I’ve used these strategies on a regular basis and they help with overall classroom management, behavior, and student’s engagement with the lesson. As I was writing this post, I also read these two articles, Teaching Students with ADHD and Helping the Student with ADHD in the Classroom. While these articles are ADHD specific, these strategies will help any student! Even your most on task student will benefit from these ideas.
Strategies for your lessons…
- Get materials, for you and the students, ready at the beginning of the lesson. If you ask the class to get things in the middle of a lesson it seems to take twice as long and derails their focus.
- Make is obvious when you are starting a lesson. Grab their attention from wherever it was before. It could be ringing a bell or pressing a button that makes a funny sound, whatever it is, keep it the same for each lesson. Consistency is key.
- Write the agenda of the lesson on the board so they can anticipate what is coming and find their place in the lesson when they get lost. Keep your agenda short and sweet by only have 3-5 things listed and keep each agenda item to 1-5 words.
- Use visual directions and picture examples as much as possible. Most kids like books with pictures because it helps them comprehend the text. The same idea applies to teaching.
- Break up long assignments. Try to keep tasks no longer than 5-10 minutes in the elementary classroom. Even if they are doing a longer project, such as writing a paper, have them write a few sentences, then give a short break.
- Use simple directions and only give 1 or 2 directions at a time. Write all directions on the board, very simply, in 2-5 word sentences.
- Build natural breaks in the lesson. Think of learning like running. When you run 2 miles, it’s nice to walk a lap and catch your breath. When you have been learning nonstop for 10-15 minutes, it’s nice to give your brain a lap. Dancing, stretches and telling jokes are some ideas. There are lots of “brain break” ideas out there. Find some you like and try them out!
- Use graphic organizers to “chunk” information. If students are given paragraphs of information, it is difficult for their minds to sort and create meaning from it. Organize it in a graphic organizer so their minds can connect it.
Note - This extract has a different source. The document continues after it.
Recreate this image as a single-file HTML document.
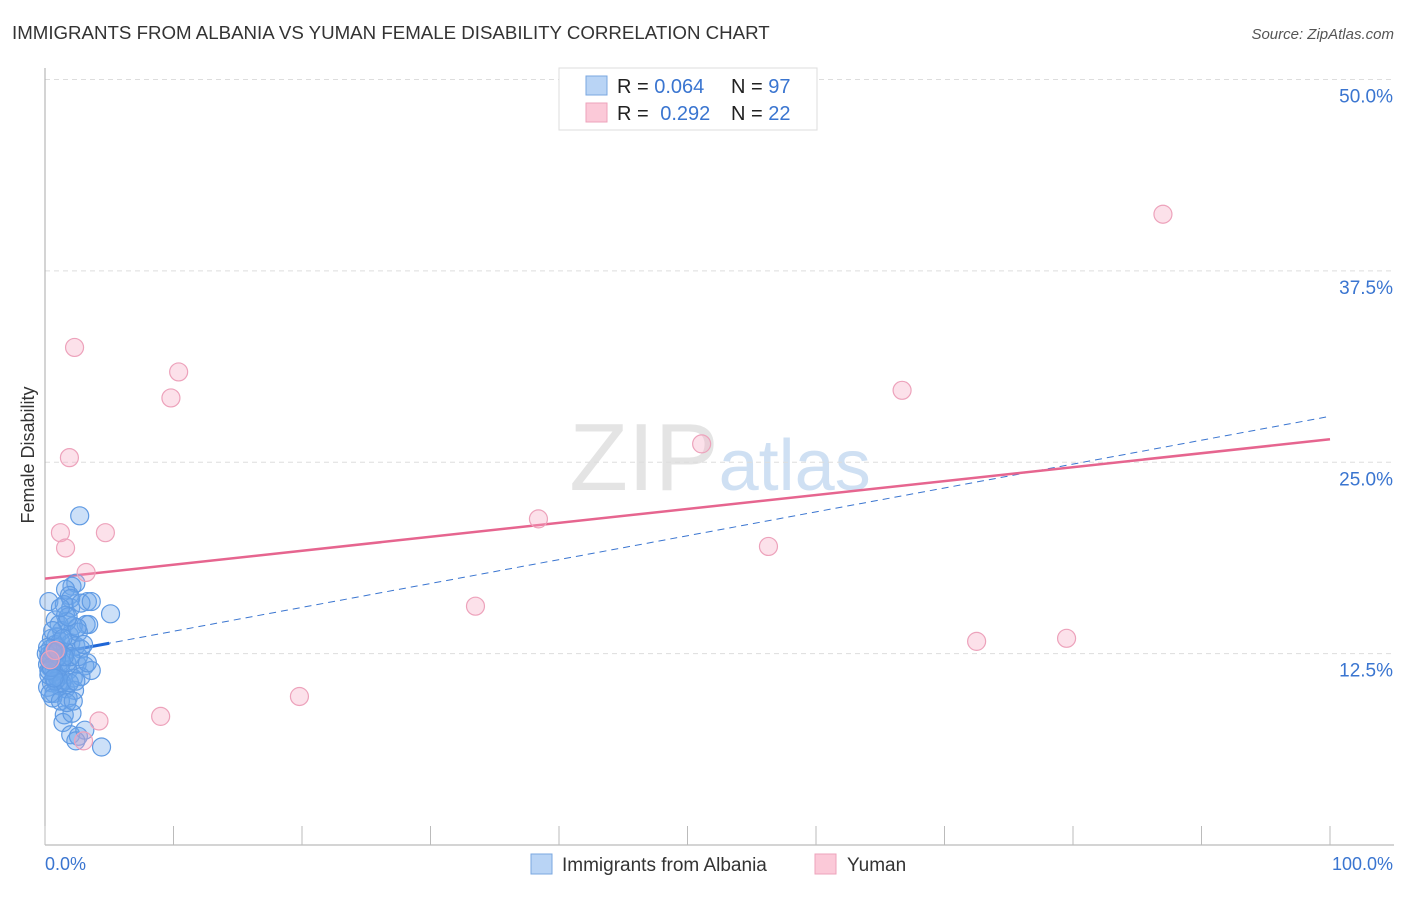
<!DOCTYPE html>
<html><head><meta charset="utf-8"><style>
body{margin:0;background:#fff;font-family:"Liberation Sans",sans-serif;}
svg text{font-family:"Liberation Sans",sans-serif;}
</style></head><body>
<svg id="chart" width="1406" height="892" xmlns="http://www.w3.org/2000/svg">
<text x="12" y="39" font-size="18.7" fill="#333">IMMIGRANTS FROM ALBANIA VS YUMAN FEMALE DISABILITY CORRELATION CHART</text>
<text x="1394" y="39" font-size="15" fill="#555" font-style="italic" text-anchor="end">Source: ZipAtlas.com</text>
<text x="720" y="490" font-size="96" text-anchor="middle" fill="#e4e4e4" font-family="Liberation Serif">ZIP<tspan fill="#cfe0f3" font-family="Liberation Sans" font-size="72">atlas</tspan></text>
<text transform="translate(34,455) rotate(-90)" font-size="18" fill="#333" text-anchor="middle">Female Disability</text>
<g id="grid"></g>
<g id="axes"></g>
<g id="lines"></g>
<g id="pts"></g>
<g>
<rect x="559" y="68" width="258" height="62" fill="#fff" stroke="#ddd"/>
<rect x="586" y="76" width="21" height="19" fill="#b9d4f5" stroke="#7aa7e0"/>
<rect x="586" y="103" width="21" height="19" fill="#fbc9d8" stroke="#eea3bb"/>
<text x="617" y="93" font-size="20" fill="#222">R = <tspan fill="#3a75d0">0.064</tspan></text>
<text x="731" y="93" font-size="20" fill="#222">N = <tspan fill="#3a75d0">97</tspan></text>
<text x="617" y="120" font-size="20" fill="#222">R = <tspan fill="#3a75d0" dx="6">0.292</tspan></text>
<text x="731" y="120" font-size="20" fill="#222">N = <tspan fill="#3a75d0">22</tspan></text>
</g>
<g>
<rect x="531" y="854" width="21" height="20" fill="#b9d4f5" stroke="#7aa7e0"/>
<text x="562" y="871" font-size="19" fill="#333">Immigrants from Albania</text>
<rect x="815" y="854" width="21" height="20" fill="#fbc9d8" stroke="#eea3bb"/>
<text x="847" y="871" font-size="19" fill="#333">Yuman</text>
</g>
</svg>
<script>
const yTicks=[12.5,25,37.5,50];
const yTickLabels=["12.5%","25.0%","37.5%","50.0%"];
const xTickLabels=["0.0%","100.0%"];
const albaniaX=[2.7,5.1,4.4,0.3,2.1,2.4,1.6,1.9,3.3,3.2,3.4,1.5,2.0,1.6,0.8,2.2,1.3,0.9,0.5,2.0,2.4,2.8,1.0,1.6,0.3,0.6,1.2,0.2,0.4,1.0,1.8,2.5,3.1,3.6,0.9,1.4,2.2,0.5,1.1,1.6,2.3,0.2,0.7,1.8,0.6,1.5,1.4,2.1,2.0,2.6,3.1,2.4,0.8,1.2,0.4,0.9,1.3,0.7,0.3,1.7,2.0,2.6,1.9,2.6,3.0,1.1,1.7,2.5,0.6,1.4,0.2,0.5,1.0,1.3,0.8,2.8,3.3,0.4,1.2,0.9,1.5,0.1,0.6,0.3,1.9,2.4,1.7,2.2,2.0,2.8,1.8,3.6,1.2,0.5,0.3,0.7,1.0];
const albaniaY=[21.5,15.1,6.4,15.9,16.9,17.1,16.7,16.3,15.9,14.4,14.4,15.7,15.5,15.0,14.7,14.3,14.0,13.6,13.5,13.2,13.0,12.8,12.9,12.6,12.4,12.2,12.0,11.8,11.6,11.5,11.4,11.8,11.7,11.4,11.0,10.8,10.9,10.6,10.4,10.2,10.1,10.3,9.9,9.6,9.6,8.5,8.0,8.6,7.2,7.1,7.5,6.8,13.1,13.3,12.8,12.5,11.9,11.3,11.1,11.9,12.3,12.3,13.7,13.9,13.1,14.4,14.6,14.2,14.0,13.5,12.9,12.0,10.9,10.6,10.7,11.0,11.9,9.9,9.4,12.2,12.3,12.5,12.6,11.4,10.6,10.7,9.3,9.4,16.1,15.8,14.9,15.9,15.5,11.6,12.1,10.9,12.7];
const yumanX=[2.3,10.4,9.8,1.9,51.1,66.7,87.0,1.2,4.7,1.6,38.4,56.3,3.2,33.5,72.5,79.5,19.8,9.0,4.2,3.0,0.4,0.8];
const yumanY=[32.5,30.9,29.2,25.3,26.2,29.7,41.2,20.4,20.4,19.4,21.3,19.5,17.8,15.6,13.3,13.5,9.7,8.4,8.1,6.8,12.1,12.7];
const yumanTrend=[17.4,26.5];
const albaniaTrend=[12.4,28.0];
const X=p=>45+p*12.85, Y=v=>845-v*15.31;
const NS="http://www.w3.org/2000/svg";
function mk(t,a,parent){const e=document.createElementNS(NS,t);for(const k in a)e.setAttribute(k,a[k]);parent.appendChild(e);return e;}
const grid=document.getElementById('grid'),axes=document.getElementById('axes'),pts=document.getElementById('pts'),lines=document.getElementById('lines');
yTicks.forEach((v,i)=>{
 const g=mk('line',{x1:45,x2:1394,y1:Y(v),y2:Y(v),stroke:'#ddd','stroke-dasharray':'5,4'},grid);
 
 
 const t=mk('text',{x:1393,y:Y(v)+23,'font-size':19,fill:'#3a75d0','text-anchor':'end'},axes);
 t.textContent=yTickLabels[i];
 
 
});
mk('line',{x1:45,x2:45,y1:68,y2:845,stroke:'#aaa'},axes);
mk('line',{x1:45,x2:1394,y1:845,y2:845,stroke:'#aaa'},axes);
for(let i=0;i<=10;i++){const l=mk('line',{x1:X(i*10),x2:X(i*10),y1:826,y2:845,stroke:'#bbb'},axes);
 
 }
const xl0=mk('text',{x:45,y:870,'font-size':18,fill:'#3a75d0'},axes);xl0.textContent=xTickLabels[0];


const xl1=mk('text',{x:1393,y:870,'font-size':18,fill:'#3a75d0','text-anchor':'end'},axes);xl1.textContent=xTickLabels[1];


albaniaX.forEach((x,i)=>{const c=mk('circle',{cx:X(x),cy:Y(albaniaY[i]),r:9,fill:'rgba(110,165,235,0.35)',stroke:'#5f9ae3','stroke-width':1.2},pts);
 
 });
yumanX.forEach((x,i)=>{const c=mk('circle',{cx:X(x),cy:Y(yumanY[i]),r:9,fill:'rgba(245,170,195,0.35)',stroke:'#eda2bb','stroke-width':1.2},pts);
 
 });
const ab=(p)=>albaniaTrend[0]+(albaniaTrend[1]-albaniaTrend[0])*p/100;
const l1=mk('line',{x1:X(0),y1:Y(ab(0)),x2:X(100),y2:Y(ab(100)),stroke:'#3a75d0','stroke-width':1,'stroke-dasharray':'7,5'},lines);


const l2=mk('line',{x1:X(0),y1:Y(ab(0)),x2:X(5),y2:Y(ab(5)),stroke:'#1f66d6','stroke-width':3},lines);


const l3=mk('line',{x1:X(0),y1:Y(yumanTrend[0]),x2:X(100),y2:Y(yumanTrend[1]),stroke:'#e6658f','stroke-width':2.5},lines);


</script>
</body></html>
- Provide immediate feedback as much as possible! This is why reward systems and token economies are frequently suggested as good strategies because they provide immediate feedback. Unfortunately these systems are often hard to do in the middle of teaching. Instead, try to use immediate feedback naturally throughout your lesson. For example, in a small group setting, every time a student answers a question on their paper, check it! This is incredibly motivating to all students.
- Teacher directed time is better. Independent work can be tricky unless there are very simple and clear expectations, with frequent breaks, check-ins from the teacher, and no other distractions around. When students are doing work independently, you should be providing support and feedback unless it is material they have already mastered.
- At the end of the lesson, state the objective simply and clearly. “If you heard nothing else today, hear this – SAY IT LOUD WITH HAND MOTIONS AND WRITE IT ON THE BOARD” and have students repeat it back to you.
You can download a copy of this graphic here!
Strategies for your classroom…
- Create quiet work areas during independent time. It is easier for students to complete independent work if the entire room is calm and quiet.
- Use nonverbal cues. Instead of always redirecting students by saying their names, use a tap on the shoulder or something that you’ve agreed upon with the student. It may be different for different students depending on what they prefer.
- Allow students to use fidgets. Fidgets may not be appropriate for all students so use. Here are 5 fidgets that work well in any classroom.
- Set aside time each day to organize. This could include writing down the homework in their planners, making sure their papers are all put away in the correct folders, and putting their materials away so they can find them the next time.
I hope you have been able to find a few ideas that will work for you! Happy teaching!